Scientists have known since 1952 that DNA is the basic stuff of heredity. They've known its chemical structure since 1953. They know that human DNA acts like a biological computer program some 3 billion bits long that spells out the instructions for making proteins， the basic building blocks of life.
But everything the genetic engineers have accomplished during the past half-century is just a preamble to the work that Collins and Anderson and legions of colleagues are doing now. Collins leads the Human Genome Project， a 15-year effort to draw the first detailed map of every nook and cranny and gene in human DNA. Anderson， who pioneered the first successful human gene-therapy operations， is leading the campaign to put information about DNA to use as quickly as possible in the treatment and prevention of human diseases.
What they and other researchers are plotting is nothing less than a biomedical revolution. Like Silicon Valley pirates reverse-engineering a computer chip to steal a competitor's secrets， genetic engineers are decoding life's molecular secrets and trying to use that knowledge to reverse the natural course of disease. DNA in their hands has become both a blueprint and a drug， a pharmacological substance of extraordinary potency that can treat not just symptoms or the diseases that cause them but also the imperfections in DNA that make people susceptible to a disease.
And that's just the beginning. For all the fevered work being done， however， science is still far away from the Brave New World vision of engineering a perfect human—or even a perfect tomato. Much more research is needed before gene therapy becomes commonplace， and many diseases will take decades to conquer， if they can be conquered at all.

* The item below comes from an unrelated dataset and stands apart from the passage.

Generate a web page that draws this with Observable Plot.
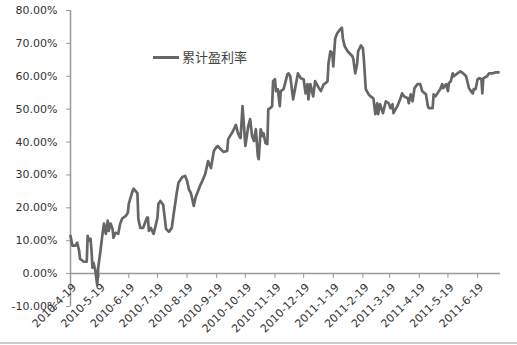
<!DOCTYPE html>
<html><head><meta charset="utf-8">
<script src="https://cdn.jsdelivr.net/npm/d3@7"></script>
<script src="https://cdn.jsdelivr.net/npm/@observablehq/plot@0.6"></script>
<style>
body{margin:0;background:#fff;}
#wrap{position:relative;width:517px;height:345px;overflow:hidden;background:#fff;}
#legend{position:absolute;left:153px;top:48px;display:flex;align-items:center;font-family:"Noto Sans CJK SC";font-size:13px;color:#444;line-height:18px;}
#legend .sw{display:inline-block;width:26px;height:3px;background:#666;margin-right:3px;}
#bottomline{position:absolute;left:0;top:342px;width:517px;height:2px;background:#ccc;}
#chart{position:absolute;left:0;top:0;}
</style></head><body>
<div id="wrap"><div id="chart"></div><div id="legend"><span class="sw"></span><span id="legtext"></span></div><div id="bottomline"></div></div>
<script>
const seriesName = "累计盈利率";
const dates = [
"2010-04-19","2010-04-21","2010-04-24","2010-04-26","2010-04-28","2010-04-29","2010-05-03","2010-05-06","2010-05-07","2010-05-08",
"2010-05-10","2010-05-11","2010-05-12","2010-05-13","2010-05-15","2010-05-17","2010-05-18","2010-05-20","2010-05-22","2010-05-24",
"2010-05-26","2010-05-28","2010-05-29","2010-05-31","2010-06-02","2010-06-03","2010-06-05","2010-06-08","2010-06-10","2010-06-12",
"2010-06-16","2010-06-18","2010-06-19","2010-06-23","2010-06-24","2010-06-28","2010-06-29","2010-07-01","2010-07-04","2010-07-08",
"2010-07-09","2010-07-10","2010-07-12","2010-07-15","2010-07-17","2010-07-19","2010-07-20","2010-07-22","2010-07-25","2010-07-28",
"2010-07-31","2010-08-03","2010-08-05","2010-08-07","2010-08-08","2010-08-10","2010-08-14","2010-08-17","2010-08-19","2010-08-21",
"2010-08-23","2010-08-26","2010-08-28","2010-08-31","2010-09-02","2010-09-04","2010-09-07","2010-09-10","2010-09-13","2010-09-16",
"2010-09-18","2010-09-20","2010-09-23","2010-09-26","2010-09-30","2010-10-01","2010-10-06","2010-10-09","2010-10-11","2010-10-13",
"2010-10-14","2010-10-16","2010-10-17","2010-10-19","2010-10-22","2010-10-24","2010-10-26","2010-10-28","2010-10-30","2010-11-01",
"2010-11-02","2010-11-04","2010-11-06","2010-11-07","2010-11-09","2010-11-11","2010-11-12","2010-11-14","2010-11-16","2010-11-17",
"2010-11-19","2010-11-20","2010-11-22","2010-11-24","2010-11-25","2010-11-28","2010-12-02","2010-12-03","2010-12-05","2010-12-08",
"2010-12-13","2010-12-16","2010-12-19","2010-12-21","2010-12-23","2010-12-24","2010-12-26","2010-12-29","2010-12-31","2011-01-04",
"2011-01-06","2011-01-09","2011-01-11","2011-01-13","2011-01-14","2011-01-16","2011-01-18","2011-01-19","2011-01-21","2011-01-23",
"2011-01-26","2011-01-28","2011-01-29","2011-01-31","2011-02-03","2011-02-06","2011-02-08","2011-02-09","2011-02-11","2011-02-13",
"2011-02-14","2011-02-17","2011-02-19","2011-02-20","2011-02-22","2011-02-25","2011-02-27","2011-03-02","2011-03-04","2011-03-06",
"2011-03-07","2011-03-09","2011-03-12","2011-03-15","2011-03-18","2011-03-20","2011-03-22","2011-03-23","2011-03-27","2011-03-30",
"2011-04-01","2011-04-03","2011-04-07","2011-04-08","2011-04-10","2011-04-12","2011-04-14","2011-04-17","2011-04-20","2011-04-22",
"2011-04-26","2011-04-28","2011-04-29","2011-05-03","2011-05-04","2011-05-06","2011-05-08","2011-05-11","2011-05-13","2011-05-14",
"2011-05-17","2011-05-19","2011-05-20","2011-05-22","2011-05-24","2011-05-25","2011-05-29","2011-06-01","2011-06-04","2011-06-07",
"2011-06-10","2011-06-12","2011-06-14","2011-06-15","2011-06-17","2011-06-19","2011-06-21","2011-06-23","2011-06-24","2011-06-25",
"2011-06-29","2011-07-01","2011-07-05","2011-07-08","2011-07-11"
];
const values = [
11.5,8.5,8.5,9.4,7.0,4.5,3.6,3.6,11.5,10.0,
10.6,7.0,1.8,3.3,0.9,-3.6,1.8,6.1,10.9,15.2,
12.1,16.1,13.0,15.2,13.6,10.9,12.4,12.1,15.2,16.7,
17.6,18.5,21.2,25.2,25.8,24.5,16.7,13.9,13.9,17.0,
17.0,13.0,13.9,12.1,14.5,17.0,21.2,22.1,20.9,13.6,
12.7,13.9,18.2,22.1,24.2,27.6,29.4,29.7,28.2,25.5,
24.5,20.6,23.3,25.5,27.0,28.2,30.3,34.2,32.1,37.3,
38.2,38.8,37.9,37.0,37.3,40.9,43.3,45.2,43.0,41.5,
41.2,50.9,47.0,38.8,44.8,47.0,41.8,40.3,43.9,35.8,
34.8,43.9,41.8,42.7,39.7,39.4,50.0,50.3,50.9,58.5,
59.1,55.5,56.1,50.9,55.5,56.1,60.6,60.9,60.0,53.0,
60.9,59.4,59.1,54.8,57.6,53.0,57.6,53.9,58.5,56.4,
55.5,57.6,57.9,58.5,63.9,67.6,67.0,63.0,71.5,73.0,
74.2,74.8,71.5,69.1,67.6,66.7,66.1,65.2,60.9,63.9,
67.6,69.4,68.5,65.2,56.1,54.5,53.9,53.3,48.5,51.8,
48.5,51.5,48.8,52.4,51.8,50.3,51.5,48.8,50.9,53.0,
54.8,53.9,53.3,51.8,54.5,52.4,56.4,57.6,57.6,55.5,
54.5,50.9,50.3,50.3,54.5,53.9,54.8,56.1,57.6,56.4,
57.6,55.5,57.9,58.5,60.9,60.0,60.9,61.5,60.9,60.0,
56.4,55.5,54.8,56.1,56.1,59.1,59.4,59.1,54.8,59.4,
60.0,60.9,60.9,61.2,61.2
];
const tickDates = ["2010-04-19","2010-05-19","2010-06-19","2010-07-19","2010-08-19","2010-09-19","2010-10-19","2010-11-19","2010-12-19","2011-01-19","2011-02-19","2011-03-19","2011-04-19","2011-05-19","2011-06-19"];
const tickLabels = ["2010-4-19","2010-5-19","2010-6-19","2010-7-19","2010-8-19","2010-9-19","2010-10-19","2010-11-19","2010-12-19","2011-1-19","2011-2-19","2011-3-19","2011-4-19","2011-5-19","2011-6-19"];
const yTicks = [-10,0,10,20,30,40,50,60,70,80];
const xStart = "2010-04-19", xEnd = "2011-07-13";

const parse = d3.utcParse("%Y-%m-%d");
const data = dates.map((d, i) => ({date: parse(d), value: values[i]}));
const tickMap = new Map(tickDates.map((d, i) => [+parse(d), tickLabels[i]]));
document.getElementById("legtext").textContent = seriesName;

const chart = Plot.plot({
  width: 517, height: 345,
  marginLeft: 70, marginRight: 17, marginTop: 10, marginBottom: 39,
  style: {fontFamily: "DejaVu Sans", fontSize: "11px", color: "#333", background: "transparent", overflow: "visible"},
  x: {type: "utc", domain: [parse(xStart), parse(xEnd)]},
  y: {domain: [-10, 80]},
  marks: [
    Plot.ruleY([0], {stroke: "#999", strokeWidth: 1.5}),
    Plot.ruleX([parse(xStart)], {stroke: "#999", strokeWidth: 1.5}),
    Plot.axisY({ticks: yTicks, tickSize: 4, tickPadding: 9, tickFormat: d => d.toFixed(2) + "%", stroke: "#999", label: null}),
    Plot.axisX({ticks: tickDates.map(parse), anchor: "bottom", tickSize: 5, dy: -33,
      tickFormat: () => "", label: null, stroke: "#999"}),
    Plot.axisX({ticks: tickDates.map(parse), anchor: "bottom", tickSize: 0, tickPadding: 12, tickRotate: -45, dy: -33, dx: 4,
      tickFormat: d => tickMap.get(+d), label: null}),
    Plot.lineY(data, {x: "date", y: "value", stroke: "#666", strokeWidth: 2.7, strokeLinejoin: "round"})
  ]
});
document.getElementById("chart").appendChild(chart);
</script>
</body></html>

In the short run， the most practical way to use the new technology will be in genetic screening. Doctors will be able to detect all sorts of flaws in DNA long before they can be fixed. In some cases the knowledge may lead to treatments that delay the onset of the disease or soften its effects. Someone with a genetic predisposition to heart disease， for example， could follow a low-fat diet. And if scientists determine that a vital protein is missing because the gene that was supposed to make it is defective， they might be able to give the patient an artificial version of the protein. But in other instances， almost nothing can be done to stop the ravages brought on by genetic mutations. (409 words)